To historians of Mexico, it is increasingly clear that the 1920s were a time of political conflict and competition. While the events of that decade paled in comparison to the turmoil and bloodshed of the Mexican Revolution ten years earlier, they nevertheless included political assassinations, multiple military uprisings, and a massive church-state conflict. Moreover, many of these events spilled into the U.S.–Mexico border region as political dissidents were forced into exile.

Julian F. Dodson’s Fanáticos, Exiles, and Spies does much to clarify and elucidate the politics of this period. Dodson provides a detailed overview of the activities and relationships of a group of exiles he calls the revolution’s “losers,” the “disgruntled reactionaries, revolutionaries, and political Catholics . . . who held as their goal the ruin of the government of Plutarco Elías Calles” (109).

The main contribution of this book is not necessarily what it reveals about each of these individual counterrevolutionary movements, all of which have attracted scholarly attention, but rather that it studies them in relation to each other, making clear not only that these movements overlapped, but also that “the violence that scarred the 1920s was not episodic and disconnected but entwined” (181).

To tell this complex story, Dodson deploys the rich archival materials of Mexico’s Confidential Department, which was charged with surveilling Mexican dissidents both inside and outside of national borders.
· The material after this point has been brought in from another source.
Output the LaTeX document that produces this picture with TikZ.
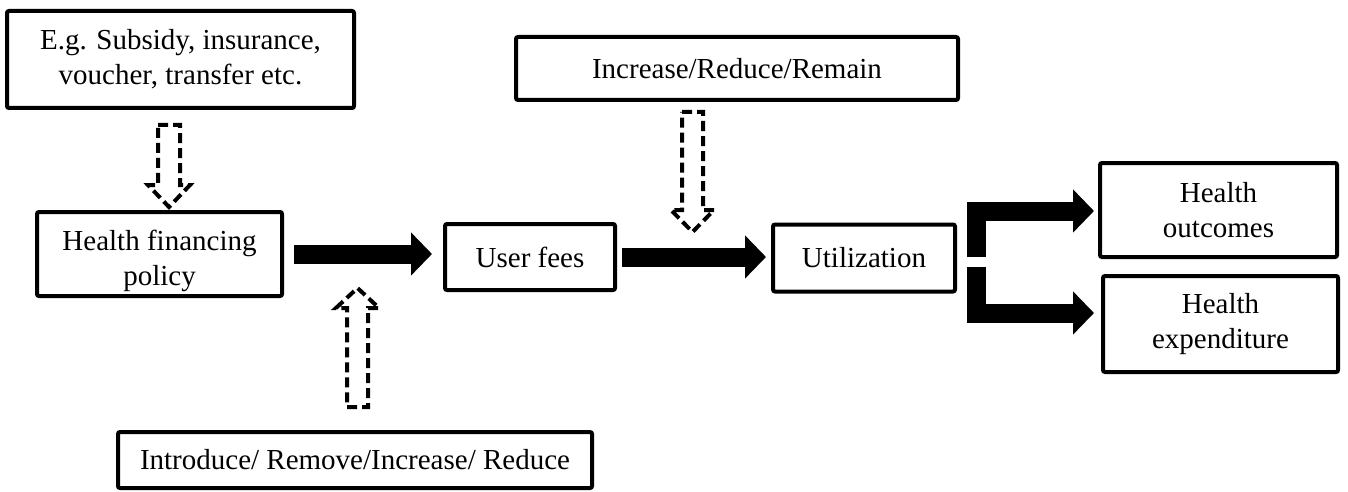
\documentclass[tikz,border=0pt]{standalone}
\usepackage{fontspec}
\setmainfont{Liberation Serif}
\usetikzlibrary{arrows.meta,calc}
\begin{document}
\begin{tikzpicture}[x=0.5pt,y=-0.5pt,
  box/.style={draw,line width=2pt,rounded corners=1pt,align=center,inner sep=0pt,
    font=\fontsize{14.5}{17.5}\selectfont},
  bigarrow/.style={line width=9.5pt,line cap=butt,miter limit=10,
    -{Triangle[length=10.5pt,width=21pt]}},
  dasharrow/.style={draw,line width=2pt,dash pattern=on 5pt off 2.5pt,line join=miter}]
\useasboundingbox (0,0) rectangle (1348,492);
% boxes
\node[box,minimum width=173.5pt,minimum height=48.5pt] (sub) at (180.5,59.5) {E.g. Subsidy, insurance,\\voucher, transfer etc.};
\node[box,minimum width=122.5pt,minimum height=42pt] (hfp) at (159.5,254) {\begin{tabular}{@{}c@{}}\rule{0pt}{19.25pt}Health financing\\policy\end{tabular}};
\node[box,minimum width=85pt,minimum height=33pt] (uf) at (530,257) {User fees};
\node[box,minimum width=91pt,minimum height=33.5pt] (util) at (864,258) {Utilization};
\node[box,minimum width=221pt,minimum height=31.5pt] (irr) at (737,68.5) {Increase/Reduce/Remain};
\node[box,minimum width=237pt,minimum height=28pt] (iri) at (355,460) {Introduce/ Remove/Increase/ Reduce};
\node[box,minimum width=118.5pt,minimum height=47pt] (ho) at (1218.5,210) {Health\\outcomes};
\node[box,minimum width=117.5pt,minimum height=48pt] (he) at (1220.5,324) {Health\\expenditure};
% thick arrows
\draw[bigarrow] ([xshift=5pt]hfp.east) -- ([xshift=-5.5pt]hfp.east -| uf.west);
\draw[bigarrow] ([xshift=2.5pt]uf.east) -- ([xshift=-2.5pt]uf.east -| util.west);
\coordinate (bu) at (976,257);
\coordinate (bl) at (976,267);
\coordinate (tu) at (1094,211);
\coordinate (tl) at (1094,313);
\draw[bigarrow] (bu) |- (tu);
\draw[bigarrow] (bl) |- (tl);
% dashed hollow arrows
\draw[dasharrow] (158,125) -- (180,125) -- (180,185) -- (190,185) -- (169,207) -- (148,185) -- (158,185) -- cycle;
\draw[dasharrow] (682,112) -- (703,112) -- (703,210) -- (714,210) -- (692.5,232) -- (671,210) -- (682,210) -- cycle;
\draw[dasharrow] (347,407) -- (368,407) -- (368,308) -- (379,308) -- (357.5,288) -- (336,308) -- (347,308) -- cycle;
\end{tikzpicture}
\end{document}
After a brief discussion of the history of intelligence in Mexico in chapter 1, the book proceeds chronologically through several interconnected exile movements. Chapter 2 discusses Adolfo de la Huerta, a prominent politician who went into exile in 1924, where he collaborated with powerful U.S. opponents of Calles, cultivated relationships with other dissidents, and kept “a steady flow of arms and ammunitions” going south across the border (63). De la Huerta was ultimately unable to launch a rebellion from exile, Dodson argues, because he failed to appeal to Mexican Catholics disaffected by Calles’s anticlerical policies.

By contrast, Enrique Estrada, a former secretary of war in exile in Los Angeles, did appeal to these “political Catholics.” In chapter 3, Dodson discusses how Estrada used “the language of outrage over the perceived religious persecution” to recruit supporters from the immigrant community in Southern California (101). Estrada’s 1926 revolt ultimately failed, however, as did similar efforts by De la Huerta, Félix Díaz, and others, because rebels “lacked the essential unity they needed to make their move against the Mexican government” (106). [End Page 96]

This unity would be provided after 1926 as Mexican Catholics in exile began a concerted effort to overthrow the Calles regime not only by forging new alliances with other exiles, but also by seeking support from U.S. Catholics. In chapter 4, Dodson provides a review of Catholic activities, with a particularly fascinating focus on Luz Franco de Perches, a member of the Damas Católicas who went into exile in El Paso in 1926 and served as “a key node of communication and information between Mexico and various exile groups” (118). Dodson also provides tantalizing new evidence of arms smuggling by exiled Mexican Catholics and their allies in the Knights of Columbus.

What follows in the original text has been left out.